How did such a small country win such an international reputation for innovaton and scientific advancement?
According to the European Innovation Scoreboard, Sweden is the most innovative and entrepreneurial nation in Europe, while maintaining a very high quality of life.
The same country that gave the world ABBA, Celsius and Linneaus has also given us IKEA, Volvo and Scania. The same inquisitive engineering tradition that led Alfred Nobel - immortalised by the Nobel Prize - to invent dynamite, has led to Swedish innovations such as the telephone handset, pacemaker, dialysis machine and computer mouse. More recent entrepreneurs have given us mobile technology such as Bluetooth and internet applications such as Skype and Spotify. Where do all these ideas come from?
Part of the secret may be the Swedish traditions of respect for the individual, coupled with the strong need for cooperation that comes with living in a sparsely populated country. While Sweden is about one-eighth the size of India, it only has nine million individuals, fewer than Delhi. Add in Sweden's great natural resources - timber, ore, water and hydroelectric power - and a low availability of arable land (7%), and you will understand why Swedes made a very rapid transition from a nation of small farmers to a nation of grand tinkerers, as well as international marketers.
Sweden treasures and nurtures its university system and encourages enrolment from abroad
Accessible university education
Sweden treasures and nurtures its university system - first established in the 15th century - and at the same time encourages enrolment from abroad. For bright international students, attending university in Sweden has never been easier. There are currently about 31,000 foreign students studying in Sweden, or around 8% of the total student body.
The wide choice of English-language courses - aimed at both Swedes and non-Swedes - is perhaps the most obvious attraction for students shopping the world for higher education. Because of the challenges posed by the Bologna process, the ongoing educational reform across Europe, and because Swedish universities have a tradition of being responsive to student demand, Sweden has created a wide range of Masters programs in English. Sweden's educational policy is based on the recognition that a multicultural student body is a resource for all students. So naturally there are services designed to make international students feel at home.
For Swedes, most of whom speak fluent English, studying in English is a self-evident choice when preparing for an international career. The enthusiastic adoption of English in Sweden as the lingua franca for many of its business and academic pursuits is one reason why the country continues to top global competitiveness surveys. Many Swedish companies use English as their official working language. International students find that this prevalence of English makes adapting to their new surroundings relatively easy - and also makes it simple to find internships and job opportunities.
More than 600 graduate programs
In line with the Bologna Process, which is driving conformity in European higher education - Swedish universities have switched to a new degree structure, with both one-year and two-year Masters programs. Sweden has also adopted the European Credit Transfer and Accumulation System, which standardises credits and grading.
There are currently over 600 one and two-year Masters programs taught in English at Swedish universities, ranging from human rights law to environmental sciences, logistics to mechanical engineering.

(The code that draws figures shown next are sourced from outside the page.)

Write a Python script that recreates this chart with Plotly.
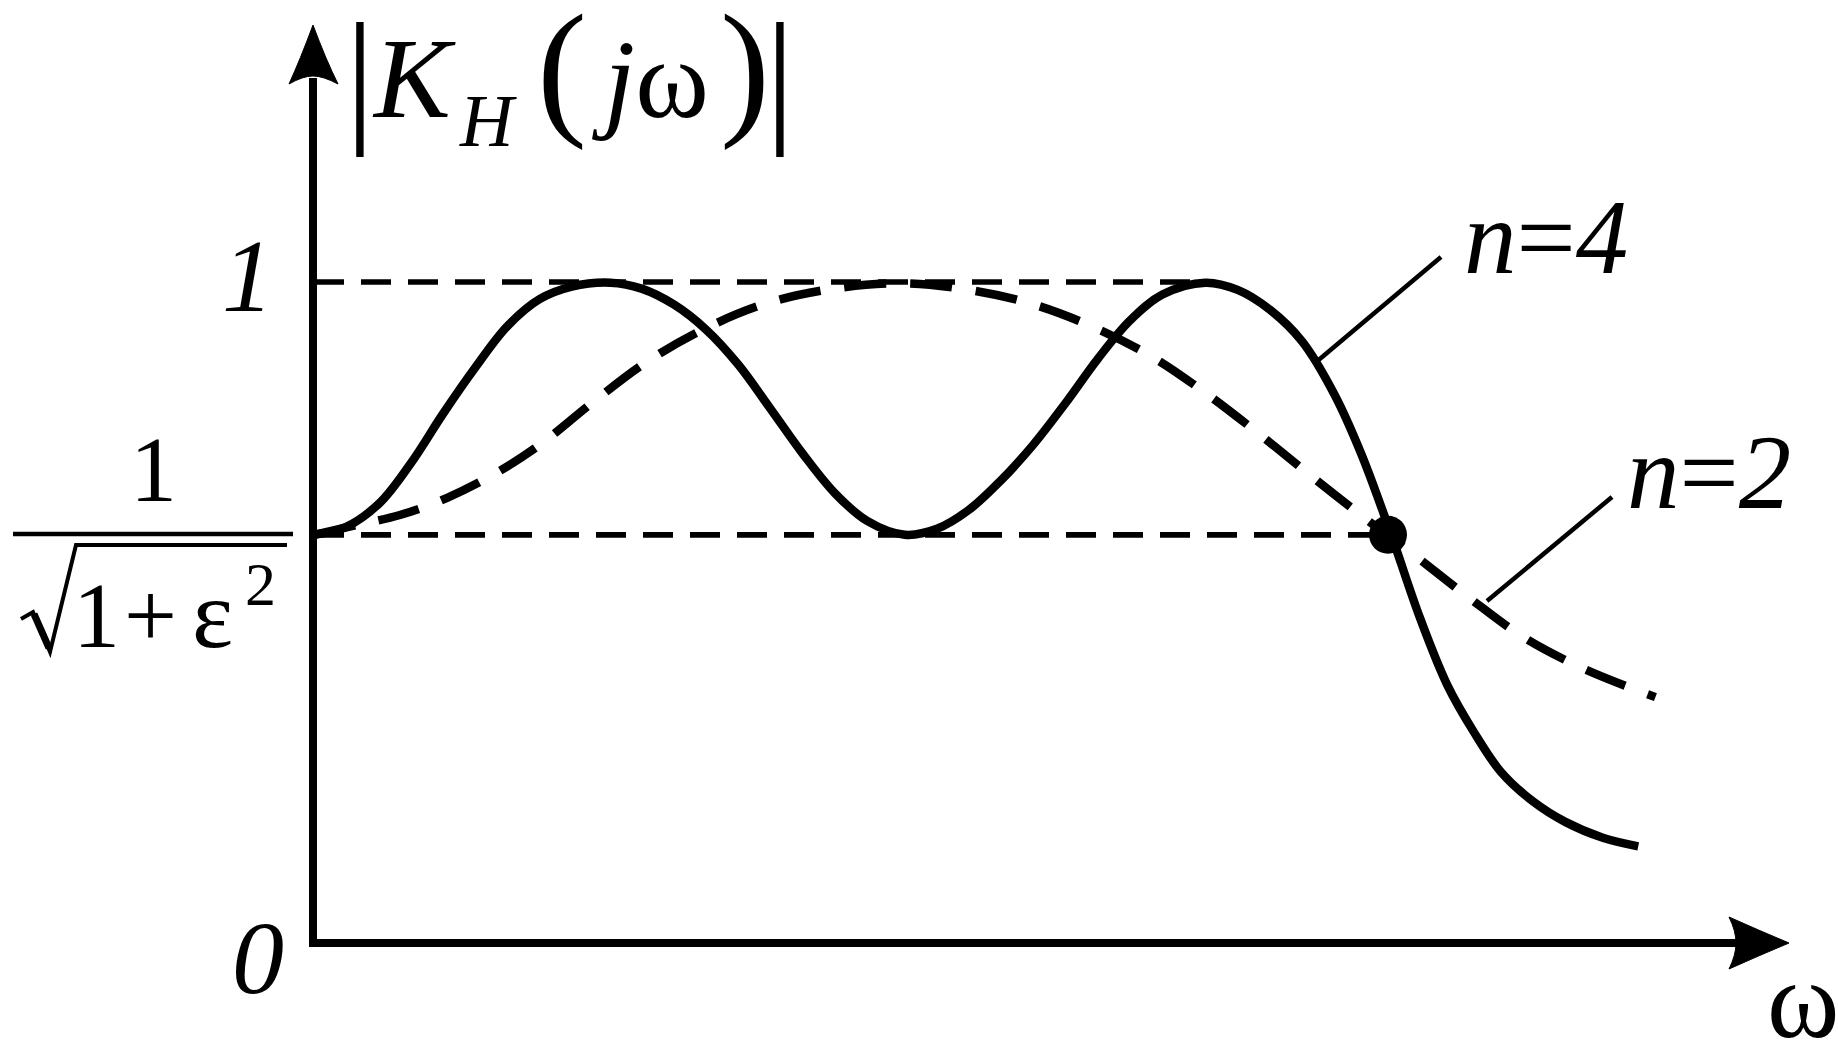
import plotly.graph_objects as go

# ---------------- data ----------------
# normalised frequency (cut-off = 1) and magnitude (1 = passband maximum)
omega_n4 = [0.000, 0.030, 0.061, 0.090, 0.120, 0.150, 0.180, 0.210, 0.240, 0.276,
            0.305, 0.335, 0.365, 0.395, 0.425, 0.455, 0.485, 0.515, 0.550,
            0.580, 0.610, 0.640, 0.670, 0.700, 0.730, 0.760, 0.790, 0.830,
            0.860, 0.890, 0.920, 0.950, 0.975, 1.003, 1.030, 1.055, 1.080,
            1.105, 1.135, 1.165, 1.200, 1.233]
k_n4 = [0.617, 0.629, 0.665, 0.725, 0.800, 0.870, 0.933, 0.974, 0.993, 0.999,
        0.990, 0.966, 0.928, 0.875, 0.808, 0.740, 0.680, 0.638, 0.617,
        0.626, 0.655, 0.700, 0.754, 0.817, 0.884, 0.942, 0.981, 0.999,
        0.988, 0.958, 0.910, 0.830, 0.740, 0.617, 0.490, 0.390, 0.318,
        0.258, 0.213, 0.182, 0.158, 0.145]

omega_n2 = [0.000, 0.040, 0.080, 0.124, 0.170, 0.210, 0.259, 0.308, 0.361, 0.420,
            0.480, 0.546, 0.606, 0.666, 0.724, 0.779, 0.830, 0.879, 0.927, 0.977,
            1.027, 1.076, 1.126, 1.181, 1.249]
k_n2 = [0.617, 0.632, 0.647, 0.673, 0.711, 0.753, 0.817, 0.877, 0.927, 0.967,
        0.989, 0.998, 0.989, 0.968, 0.933, 0.888, 0.832, 0.771, 0.708, 0.644,
        0.583, 0.521, 0.462, 0.415, 0.371]

k_max = 1.0          # level "1"
k_min = 0.617        # level 1/sqrt(1+eps^2)
omega_c = 1.0        # cut-off point (dot)
omega_max_line = 0.830   # upper dashed guide ends at the last ripple peak

y_tick_labels = ["<i>1</i>", "<i>0</i>"]
curve_labels = ["<i>n</i>=<i>4</i>", "<i>n</i>=<i>2</i>"]

# ---------------- geometry of the canvas ----------------
W, H = 1838, 1040
X0_PX, X1_PX = 314, 1388    # pixel columns of omega = 0 and omega = 1
Y0_PX, Y1_PX = 942, 282     # pixel rows of K = 0 and K = 1


def fx(px):
    return (px - X0_PX) / (X1_PX - X0_PX)


def fy(py):
    return (Y0_PX - py) / (Y0_PX - Y1_PX)


FONT = "Liberation Serif"
BLACK = "#000000"

fig = go.Figure()

# passband guide lines
fig.add_trace(go.Scatter(x=[0, omega_max_line], y=[k_max, k_max], mode="lines",
                         line=dict(color=BLACK, width=5.7, dash="30px,17px"),
                         hoverinfo="skip", showlegend=False))
fig.add_trace(go.Scatter(x=[0, omega_c], y=[k_min, k_min], mode="lines",
                         line=dict(color=BLACK, width=5.7, dash="30px,17px"),
                         hoverinfo="skip", showlegend=False))

# n = 2 (dashed)
fig.add_trace(go.Scatter(x=omega_n2, y=k_n2, mode="lines",
                         line=dict(color=BLACK, width=8.5, dash="42px,24px", shape="spline", smoothing=1.0),
                         name="n=2", showlegend=False))
# n = 4 (solid)
fig.add_trace(go.Scatter(x=omega_n4, y=k_n4, mode="lines",
                         line=dict(color=BLACK, width=8.5, shape="spline", smoothing=1.0),
                         name="n=4", showlegend=False))
# cut-off dot
fig.add_trace(go.Scatter(x=[omega_c], y=[k_min], mode="markers",
                         marker=dict(color=BLACK, size=38),
                         showlegend=False))


def P(px, py):
    return f"{fx(px):.5f},{fy(py):.5f}"


shapes = []
# axes
shapes.append(dict(type="line", xref="x", yref="y", x0=fx(313), y0=fy(947), x1=fx(313), y1=fy(78),
                   line=dict(color=BLACK, width=8)))
shapes.append(dict(type="line", xref="x", yref="y", x0=fx(309), y0=fy(943), x1=fx(1738), y1=fy(943),
                   line=dict(color=BLACK, width=8)))
# arrow heads
shapes.append(dict(type="path", xref="x", yref="y",
                   path=f"M{P(313,25)} Q{P(300,60)} {P(289,84)} Q{P(303,76)} {P(313,76)} "
                        f"Q{P(323,76)} {P(338,84)} Q{P(326,60)} {P(313,25)} Z",
                   fillcolor=BLACK, line=dict(color=BLACK, width=1)))
shapes.append(dict(type="path", xref="x", yref="y",
                   path=f"M{P(1789,943)} Q{P(1758,930)} {P(1729,917)} Q{P(1736,931)} {P(1736,943)} "
                        f"Q{P(1736,955)} {P(1729,969)} Q{P(1758,956)} {P(1789,943)} Z",
                   fillcolor=BLACK, line=dict(color=BLACK, width=1)))
# leader lines
shapes.append(dict(type="line", xref="x", yref="y", x0=fx(1315), y0=fy(363), x1=fx(1441), y1=fy(257),
                   line=dict(color=BLACK, width=4.5)))
shapes.append(dict(type="line", xref="x", yref="y", x0=fx(1487), y0=fy(601), x1=fx(1612), y1=fy(497),
                   line=dict(color=BLACK, width=4.5)))
# fraction bar and radical of 1/sqrt(1+eps^2)
shapes.append(dict(type="line", xref="x", yref="y", x0=fx(13), y0=fy(534), x1=fx(293), y1=fy(534),
                   line=dict(color=BLACK, width=4.5)))
shapes.append(dict(type="path", xref="x", yref="y",
                   path=f"M{P(21,619)} L{P(33,612)} L{P(50,652)} L{P(76,545)} L{P(287,545)}",
                   line=dict(color=BLACK, width=4)))
shapes.append(dict(type="line", xref="x", yref="y", x0=fx(34), y0=fy(614), x1=fx(49), y1=fy(648),
                   line=dict(color=BLACK, width=7)))


def txt(text, px, py, size, xanchor="center"):
    return dict(x=fx(px), y=fy(py), xref="x", yref="y", text=text, showarrow=False,
                font=dict(family=FONT, size=size, color=BLACK),
                xanchor=xanchor, yanchor="middle", borderpad=0)


ann = [
    # title |K_H(jω)|
    txt("|", 360, 74, 149),
    txt("<i>K</i>", 414, 78, 115),
    txt("<i>H</i>", 488, 121, 74),
    txt("(", 562, 67, 150),
    txt("<i>j</i>ω", 650, 79, 112),
    txt(")", 745, 67, 150),
    txt("|", 780, 74, 149),
    # y labels
    txt(y_tick_labels[0], 248, 276, 103),
    txt(y_tick_labels[1], 258, 957, 104),
    txt("1", 153, 469, 94),
    txt("1", 96, 615, 94),
    txt("+", 150, 615, 94),
    txt("ε", 212, 614, 98),
    txt("2", 260, 584, 62),
    # x label
    txt("ω", 1766, 1000, 110, xanchor="left"),
    # curve labels
    txt(curve_labels[0], 1546, 237, 105),
    txt(curve_labels[1], 1709, 472, 105),
]

fig.update_layout(
    width=W, height=H,
    margin=dict(l=0, r=0, t=0, b=0, pad=0),
    paper_bgcolor="white", plot_bgcolor="white",
    xaxis=dict(range=[fx(0), fx(W)], visible=False, fixedrange=True),
    yaxis=dict(range=[fy(H), fy(0)], visible=False, fixedrange=True),
    shapes=shapes, annotations=ann, showlegend=False,
)

fig.write_html("out.html",
               config={"displayModeBar": False, "staticPlot": True},
               post_script="document.body.style.margin='0px';document.body.style.overflow='hidden';")
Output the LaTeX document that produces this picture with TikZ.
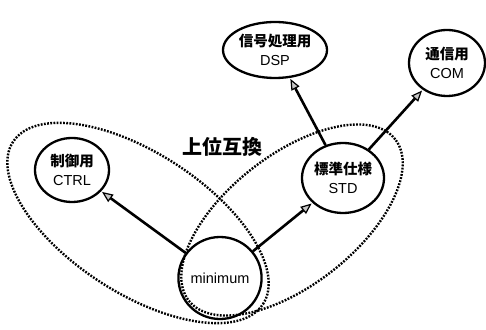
\documentclass[tikz,border=0pt]{standalone}
\usepackage{fontspec}
\setmainfont{Liberation Sans}
\newfontfamily\cjk{Noto Sans CJK JP}
\usetikzlibrary{arrows.meta,shapes.geometric}
\begin{document}
\begin{tikzpicture}[x=1pt,y=1pt,
  unit/.style={ellipse, draw, line width=2.3pt, align=center, inner sep=0pt, font=\fontsize{14.5}{19}\selectfont},
  dep/.style={line width=2.6pt, -{Triangle[length=11pt,width=9pt,fill=gray!45,line width=1.2pt]}, shorten >=1pt},
  group/.style={ellipse, draw, line width=2.4pt, dash pattern=on 1.8pt off 1.4pt, inner sep=0pt}]
\useasboundingbox (0,0) rectangle (486,329);
% groups drawn first
\node[group, minimum width=298pt, minimum height=140pt, rotate=-33] (lower) at (138,106) {};
\node[group, minimum width=262pt, minimum height=130pt, rotate=38] (upper) at (292,109) {};
\node(compat) at (222,182) {\fontsize{20}{20}\selectfont\cjk\bfseries 上位互換};
%
\node[unit, minimum width=104pt, minimum height=56pt](dsp) at (275,279) {{\cjk\bfseries 信号処理用}\\DSP};
\node[unit, minimum width=76pt, minimum height=66pt](com) at (447,266) {{\cjk\bfseries 通信用}\\COM};
\node[unit, minimum width=74pt, minimum height=64pt](ctrl) at (72,159) {{\cjk\bfseries 制御用}\\CTRL};
\node[unit, minimum width=80pt, minimum height=70pt](std) at (343,151) {{\cjk\bfseries 標準仕様}\\STD};
\node[unit, minimum width=80pt, minimum height=82pt](mini) at (220,51) {minimum};
%
\draw[dep](mini) -- (ctrl);
\draw[dep](mini) -- (std);
\draw[dep](std) -- (dsp);
\draw[dep](std) -- (com);
\end{tikzpicture}
\end{document}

Around 40% are in the natural sciences, technology or engineering - fields that have been the most thoroughly anglicized globally.
A searchable up-to-date database of all available Swedish programs can be found at www.studyinsweden.se.
A question of style and structure
Since today's job market values ambitious, innovative, perceptive team players, Swedish universities have found a way to foster these qualities through a
forward-thinking culture and an informal and open climate.
There is a strong focus on group work, encouraging students to discover and develop their true strengths and talents. Many programs also offer close cooperation between academia and industry, giving students a distinct advantage when entering the job market.